E se il risultato è stato negativo bisogna aiutare la donna ad elaborare il lutto di quel progetto. Ogni impianto non riuscito è come un figlio non nato. Per non parlare del confronto con la società, che subissa la coppia di domande: “questa volta è andata male, ma la la prossima?” Tutte ansie difficili da affrontare, anche perchè, dal punto di vista sociale, la fecondazione assistita non riconosce il bisogno di soffrire. Assurdo, ma è così.

Per superare l’infertilità un’altra cosa importante è la condivisione del disagio con altre coppie che stanno vivendo la situazione.

È molto importante attivare la speranza di potercela fare e non avere paura. Ecco che spesso si fa terapia di gruppo.
“Ai fini del superamento della diagnosi, è molto deleterio il fatto che le donne si isolino, vergognandosi della loro infertilità come se fosse una colpa: confrontarsi con altre donne aiuta a capire, per esempio, che è comprensibile il fastidio che si prova nel guardare i figli degli altri” – asserisce convinta la dottoressa Dumit.

Il gruppo invece è una sfida a dire a se stesse che ce la si può fare. Si può reagire.

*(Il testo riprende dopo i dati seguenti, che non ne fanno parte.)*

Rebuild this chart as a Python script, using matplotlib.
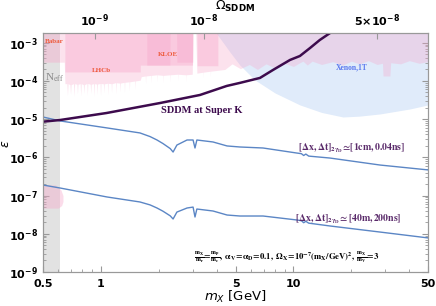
import numpy as np
import matplotlib.pyplot as plt
from matplotlib.ticker import FixedLocator, FixedFormatter, NullFormatter, LogLocator

# ---- data ----
# SDDM at Super K (dark purple)
sk_m = [0.5, 0.613, 1.07, 2.03, 3.27, 4.5, 5.27, 6.7, 7.83, 9.6, 10.8, 12.2, 13.7, 15.5, 16.5]
sk_eps = [8.6e-6, 9.5e-6, 1.45e-5, 2.65e-5, 4.3e-5, 7.4e-5, 8.9e-5, 1.2e-4, 1.94e-4,
          3.55e-4, 4.5e-4, 7.3e-4, 1.18e-3, 1.8e-3, 2.4e-3]

# [dx,dt] = [1cm, 0.04ns]
cm_m = [0.5, 0.613, 1.075, 1.595, 1.8, 1.955, 2.1, 2.29, 2.37, 2.48, 2.80, 3.01, 3.08, 3.15,
        3.82, 4.52, 5.27, 6.95, 10.4, 11.0, 11.3, 11.6, 12.0, 15.5, 28.2, 50.0]
cm_eps = [1.14e-5, 9.0e-6, 5.9e-6, 4.36e-6, 3.5e-6, 2.85e-6, 2.3e-6, 1.7e-6, 1.38e-6, 2.1e-6,
          2.85e-6, 2.85e-6, 1.76e-6, 2.85e-6, 2.53e-6, 1.99e-6, 1.87e-6, 1.76e-6, 1.30e-6,
          1.25e-6, 1.12e-6, 1.22e-6, 1.08e-6, 9.6e-7, 6.3e-7, 4.7e-7]

# [dx,dt] = [40m, 200ns]
m40_m = [0.5, 0.613, 1.075, 1.595, 1.8, 1.955, 2.1, 2.29, 2.37, 2.48, 2.80, 3.01, 3.08, 3.15,
         3.82, 4.52, 5.27, 6.95, 10.4, 11.0, 11.3, 11.6, 12.0, 15.5, 28.2, 50.0]
m40_eps = [1.89e-7, 1.58e-7, 9.2e-8, 6.8e-8, 5.7e-8, 4.73e-8, 3.9e-8, 2.95e-8, 2.44e-8,
           3.7e-8, 4.73e-8, 5.0e-8, 2.75e-8, 4.45e-8, 3.95e-8, 3.1e-8, 2.92e-8, 2.92e-8,
           2.3e-8, 2.2e-8, 1.95e-8, 2.12e-8, 1.9e-8, 1.6e-8, 1.11e-8, 7.8e-9]

# Xenon 1T excluded region (lower edge)
xe_m = [3.82, 4.0, 4.68, 5.27, 6.31, 8.02, 10.8, 14.0, 18.1, 22.0, 28.2, 40.3, 50.0]
xe_eps = [2.5e-3, 1.7e-3, 5.7e-4, 2.6e-4, 1.06e-4, 4.85e-5, 2.36e-5, 1.5e-5, 1.14e-5,
          1.2e-5, 1.37e-5, 1.85e-5, 2.36e-5]

# light pink (hairy) dark-photon bounds, lower edge
lp_m = [0.613, 0.645, 0.65, 0.665, 0.67, 0.675, 0.69, 0.695, 0.70, 0.72, 0.725, 0.73, 0.75,
        0.755, 0.76, 0.78, 0.785, 0.79, 0.81, 0.815, 0.82, 0.845, 0.85, 0.855, 0.88, 0.885,
        0.89, 0.915, 0.92, 0.925, 0.95, 0.955, 0.96, 0.99, 0.995, 1.0, 1.03, 1.035, 1.04,
        1.08, 1.085, 1.09, 1.13, 1.135, 1.14, 1.19, 1.195, 1.2, 1.25, 1.255, 1.26, 1.32,
        1.325, 1.33, 1.40, 1.405, 1.41, 1.50, 1.505, 1.51, 1.6, 1.62,
        1.70, 1.705, 1.71, 1.82, 1.825, 1.83, 1.95, 1.955, 1.96, 2.10, 2.105, 2.11, 2.28,
        2.285, 2.29, 2.50, 2.505, 2.51, 2.75, 2.755, 2.76, 2.98,
        3.01, 3.10, 3.15, 3.4, 3.405, 3.41, 3.7, 3.705, 3.71, 4.05, 4.4, 4.8, 5.3, 5.9, 6.5,
        7.2, 8.0, 9.0, 10.0, 10.8, 11.2, 11.8, 12.5, 14.0, 16.0, 18.0, 20.0, 22.0, 24.5,
        27.2, 29.0, 29.2, 31.7, 32.0, 36.0, 40.0, 45.0, 50.0]
lp_eps = [3.1e-4, 3.1e-4, 8.5e-5, 8.5e-5, 4.2e-5, 8.5e-5, 8.0e-5, 4.5e-5, 8.0e-5, 8.5e-5,
          4.0e-5, 8.5e-5, 8.2e-5, 4.6e-5, 8.2e-5, 8.5e-5, 4.1e-5, 8.5e-5, 8.0e-5, 4.8e-5,
          8.0e-5, 8.6e-5, 4.3e-5, 8.6e-5, 8.2e-5, 4.7e-5, 8.2e-5, 8.5e-5, 4.0e-5, 8.5e-5,
          8.3e-5, 4.5e-5, 8.3e-5, 8.6e-5, 4.2e-5, 8.6e-5, 8.4e-5, 4.9e-5, 8.4e-5, 8.7e-5,
          4.4e-5, 8.7e-5, 8.5e-5, 5.0e-5, 8.5e-5, 9.0e-5, 4.6e-5, 9.0e-5, 8.8e-5, 5.2e-5,
          8.8e-5, 9.2e-5, 5.0e-5, 9.2e-5, 9.5e-5, 5.5e-5, 9.5e-5, 1.0e-4, 6.0e-5, 1.0e-4,
          1.05e-4, 1.3e-4,
          1.35e-4, 8.5e-5, 1.35e-4, 1.4e-4, 9.0e-5, 1.4e-4, 1.45e-4, 9.5e-5, 1.45e-4, 1.4e-4,
          9.0e-5, 1.4e-4, 1.45e-4, 9.5e-5, 1.45e-4, 1.5e-4, 1.0e-4, 1.5e-4, 1.45e-4, 9.5e-5,
          1.45e-4, 1.5e-4,
          3e-3, 3e-3, 1.6e-4, 1.7e-4, 1.2e-4, 1.7e-4, 1.8e-4, 1.3e-4, 1.8e-4, 1.9e-4, 2.0e-4,
          2.8e-4, 2.1e-4, 2.7e-4, 2.0e-4, 2.8e-4, 2.2e-4, 2.9e-4, 2.4e-4, 3.0e-4, 3.3e-4,
          2.6e-4, 3.3e-4, 2.7e-4, 3.2e-4, 2.6e-4, 3.3e-4, 2.8e-4, 3.4e-4, 2.7e-4, 2.9e-4,
          1.35e-4, 1.35e-4, 3.0e-4, 2.8e-4, 3.4e-4, 2.9e-4, 3.2e-4]

# medium pink layer (Babar / LHCb)
mp_m = [0.5, 0.612, 0.613, 0.649, 0.65, 1.6, 1.601, 2.99, 3.0, 3.15, 3.16, 4.05]
mp_eps = [3.1e-4, 3.1e-4, 3e-3, 3e-3, 1.72e-4, 1.72e-4, 2.6e-4, 2.6e-4, 3e-3, 3e-3,
          2.5e-4, 2.5e-4]

# darker pink layer (KLOE)
dp_m = [1.73, 2.28, 2.29, 2.47, 2.48, 3.0]
dp_eps = [2.6e-4, 2.6e-4, 3e-3, 3e-3, 3.1e-4, 3.1e-4]

# small pink blob at low mass
bl_eps = [4.7e-8, 5.5e-8, 7e-8, 1e-7, 1.4e-7, 1.9e-7]
bl_m = [0.6, 0.625, 0.635, 0.635, 0.62, 0.58]

neff_m = [0.5, 0.613]

y_ticks = [1e-9, 1e-8, 1e-7, 1e-6, 1e-5, 1e-4, 1e-3]
y_labels = [r'$\mathbf{10^{-%d}}$' % k for k in [9, 8, 7, 6, 5, 4, 3]]
x_ticks = [0.5, 1, 5, 10, 50]
x_labels = ['0.5', '1', '5', '10', '50']
om_pos = [0.931, 3.43, 27.2]
om_labels = [r'$\mathbf{10^{-9}}$', r'$\mathbf{10^{-8}}$', r'$\mathbf{5{\times}10^{-8}}$']

# ---- figure ----
fig = plt.figure(figsize=(4.36, 3.06), dpi=100)
ax = fig.add_axes([43 / 436, 34 / 306, 385 / 436, 239 / 306])
ax.set_xscale('log')
ax.set_yscale('log')
ax.set_xlim(0.5, 50)
ax.set_ylim(1e-9, 1.8e-3)

pink = '#f7a8cb'
ax.axvspan(neff_m[0], neff_m[1], color='#e2e2e2', lw=0, zorder=1)
ax.fill_between(xe_m, xe_eps, 3e-3, color='#e0ebfa', lw=0, zorder=1)
ax.fill_between(lp_m, lp_eps, 3e-3, color=pink, alpha=0.33, lw=0, zorder=2)
ax.fill_between(mp_m, mp_eps, 3e-3, color=pink, alpha=0.4, lw=0, zorder=2)
ax.fill_between(dp_m, dp_eps, 3e-3, color=pink, alpha=0.4, lw=0, zorder=2)
ax.fill_betweenx(bl_eps, 0.5, bl_m, color=pink, alpha=0.4, lw=0, zorder=2)

ax.plot(cm_m, cm_eps, color='#5b86c5', lw=1.0, zorder=3)
ax.plot(m40_m, m40_eps, color='#5b86c5', lw=1.0, zorder=3)
ax.plot(sk_m, sk_eps, color='#3d0b4d', lw=1.8, zorder=4)

serif = dict(family='Liberation Serif', math_fontfamily='stix', fontweight='bold')
ax.text(0.51, 1.05e-3, 'Babar', color='#ee5a3c', fontsize=5, va='center', **serif)
ax.text(0.512, 1.2e-4, r'N$_{\rm eff}$', color='#8a8a8a', fontsize=8, va='center',
        family='Liberation Serif', math_fontfamily='stix')
ax.text(1.0, 1.83e-4, 'LHCb', color='#ee5a3c', fontsize=5, ha='center', va='center', **serif)
ax.text(2.23, 4.8e-4, 'KLOE', color='#ee5a3c', fontsize=5, ha='center', va='center', **serif)
ax.text(20.1, 2.32e-4, 'Xenon,1T', color='#5a78ee', fontsize=5.5, ha='center', va='center', **serif)
ax.text(3.35, 1.64e-5, 'SDDM at Super K', color='#3d0b4d', fontsize=7.5, ha='center',
        va='center', **serif)
ax.text(20.1, 1.76e-6, r'$\mathbf{[\Delta x,\Delta t]_{2\gamma_D}\!\simeq\![1cm,0.04ns]}$',
        color='#5a2a6a', fontsize=7, ha='center', va='center', math_fontfamily='stix')
ax.text(19.2, 2.44e-8, r'$\mathbf{[\Delta x,\Delta t]_{2\gamma_D}\!\simeq [40m,200ns]}$',
        color='#5a2a6a', fontsize=7, ha='center', va='center', math_fontfamily='stix')
ax.text(9.26, 2.47e-9,
        r'$\mathbf{\frac{m_X}{m_r}\!=\!\frac{m_p}{m_e},\ \alpha_V\!=\!\alpha_D\!=\!0.1,\ '
        r'\Omega_X\!=\!10^{-7}(m_X/GeV)^2,\ \frac{m_X}{m_V}\!=\!3}$',
        color='black', fontsize=6.2, ha='center', va='center', math_fontfamily='stix')

# axes styling
for sp in ax.spines.values():
    sp.set_color('#999999')
ax.xaxis.set_major_locator(FixedLocator(x_ticks))
ax.xaxis.set_major_formatter(FixedFormatter(x_labels))
ax.xaxis.set_minor_locator(LogLocator(base=10, subs=np.arange(2, 10)))
ax.xaxis.set_minor_formatter(NullFormatter())
ax.yaxis.set_major_locator(FixedLocator(y_ticks))
ax.yaxis.set_major_formatter(FixedFormatter(y_labels))
ax.yaxis.set_minor_locator(LogLocator(base=10, subs=np.arange(2, 10), numticks=20))
ax.yaxis.set_minor_formatter(NullFormatter())
ax.tick_params(which='both', direction='in', color='#999999', top=False, right=True,
               labelsize=8)
ax.tick_params(which='major', length=4)
ax.tick_params(which='minor', length=2)
ax.tick_params(axis='x', pad=5)
for lb in ax.get_xticklabels():
    lb.set_fontweight('bold')

ax2 = ax.twiny()
ax2.set_xscale('log')
ax2.set_xlim(0.5, 50)
ax2.xaxis.set_major_locator(FixedLocator(om_pos))
ax2.xaxis.set_major_formatter(FixedFormatter(om_labels))
ax2.xaxis.set_minor_locator(FixedLocator([]))
ax2.tick_params(direction='in', length=4, color='#999999', labelsize=8, pad=3)
for sp in ax2.spines.values():
    sp.set_color('#999999')
ax2.set_xlabel(r'$\Omega_{\mathbf{SDDM}}$', fontsize=9, labelpad=2)

ax.set_xlabel(r'$m_X$ [GeV]', fontsize=9.5, labelpad=0)
ax.set_ylabel(r'$\epsilon$', fontsize=9)
ax.yaxis.set_label_coords(-0.08, 0.535)

fig.savefig('out.png', dpi=100)
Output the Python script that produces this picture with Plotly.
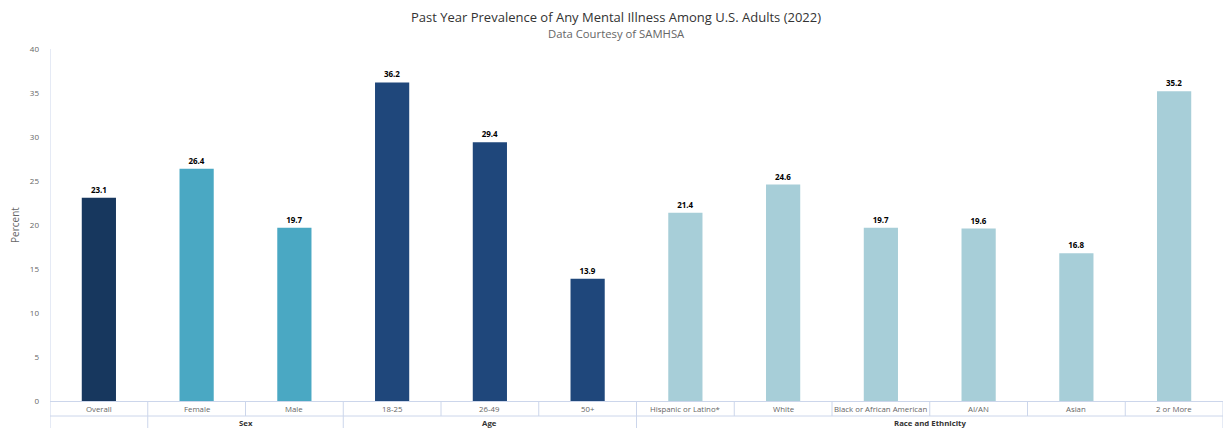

Ma alla fine le coppie ce la fanno?

“Fortunatamente sì – risponde raggiante la psicologa clinica – perché vanno oltre. Elaborano il lutto e si dedicano ad altri progetti edificanti. Comprendono che la vita non finisce perché non hanno avuto un figlio. Tante coppie così ricorrono all’adozione.

Il dolore di non aver potuto procreare resta, ma si attenua, perchè chi ha lavorato su se stesso, ha ridimensionato, capito e accettato.

Non è un percorso facile: la difficoltà emotiva c’è, dato che la donna, l’uomo, la coppia è coinvolta in un profondo cambiamento.

E, come tutti i cambiamenti della nostra vita, lasciano un segno, perchè costringe a confrontarsi con le propria fragilità” – conclude la psicologa clinica Emilse Dumit di Gynepro, Centro di Fecondazione Medicalmente Assistita di Bologna.